History professor Eric Yellin
Courtesy of the Capital Jewish Museum. Photo: Ron Sachs/CNP

Life at the museum

July 17, 2023

Research & Innovation

Telling stories of the past in three dimensions has given a University of Richmond history professor the opportunity to practice “tikkun olam,” a Jewish concept where people are obligated to repair the world.

Eric Yellin has played an important role in growing and shaping the new Lillian and Albert Small Capital Jewish Museum in Washington. Yellin first shared his federal government and African American history expertise and then drew on his own Jewish heritage. Ultimately tapped as a visiting curator, Yellin tied together different histories to present the Jewish experience in Greater Washington.

The Capital Jewish Museum builds from the collection of the Jewish Historical Society of Greater Washington, founded in the 1960s to rescue D.C.’s first purpose-built synagogue. Moved and rescued twice, that synagogue now sits within the museum’s glass-and-steel structure at 575 3rd Street, N.W.

Yellin supported the development of the content and design and co-wrote the copy for the core exhibitions — What is Jewish Washington? and Connect. Reflect. Act. From exploring the lives and legacies of well-known national figures like Ruth Bader Ginsburg and culinary author and historian Michael Twitty, to examining painful moments in local history related to race and racism, the museum provides a comprehensive look at the story of Jews in Washington, Maryland, and Northern Virginia. 

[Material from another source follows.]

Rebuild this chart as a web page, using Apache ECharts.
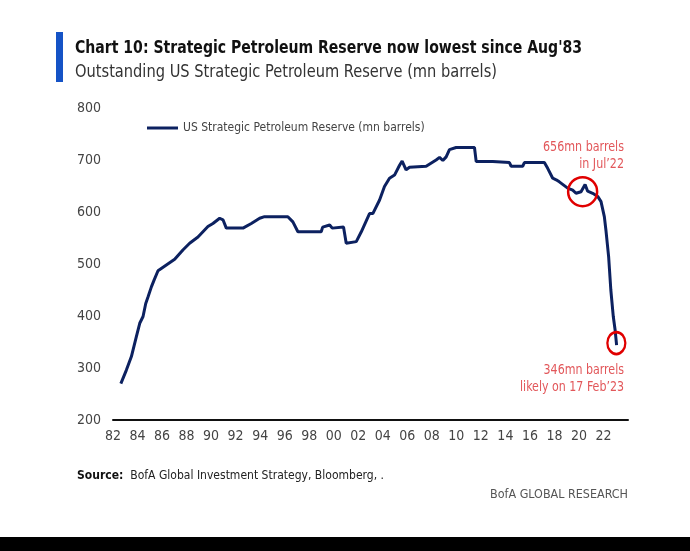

Thirty-year museum veteran and museum curator Sarah Leavitt partnered with Yellin to rewrite his early script into museum-style captions. Those core exhibitions deliver a chronological history and detail Jewish life across the region.

“The story of Jews in D.C. is a different story than in a lot of other cities,” Yellin said. “It’s a story not a lot of people know, and this museum opens up that narrative to more people.”

By culling through society archives and conducting new research, Yellin detailed the local Jewish community over time. The New Deal attracted Jews with advanced degrees, who couldn’t get jobs elsewhere in law firms or universities. Instead, they joined the federal government, which was on a hiring spree.

“Thousands of Jews came to Washington to take up jobs as everything from file clerks and secretaries to economists and presidential advisors,” he said, while others arrived to open businesses to serve that workforce.

Jewish families began migrating to the suburbs but remained a minority community at the crossroads of American democracy. “What does it mean to live in this city where so many national questions get adjudicated, argued, spoken about and protested? This is a place where Americans come to practice and struggle for democracy,” Yellin said of the second exhibition.

“Jews in the Washington area have enjoyed proximity to power and access to social mobility and, at times, have had to face down antisemitism locally and on the national stage,” said Yellin. “Having a Jewish museum in the nation’s capital is critical to people knowing this complex history.”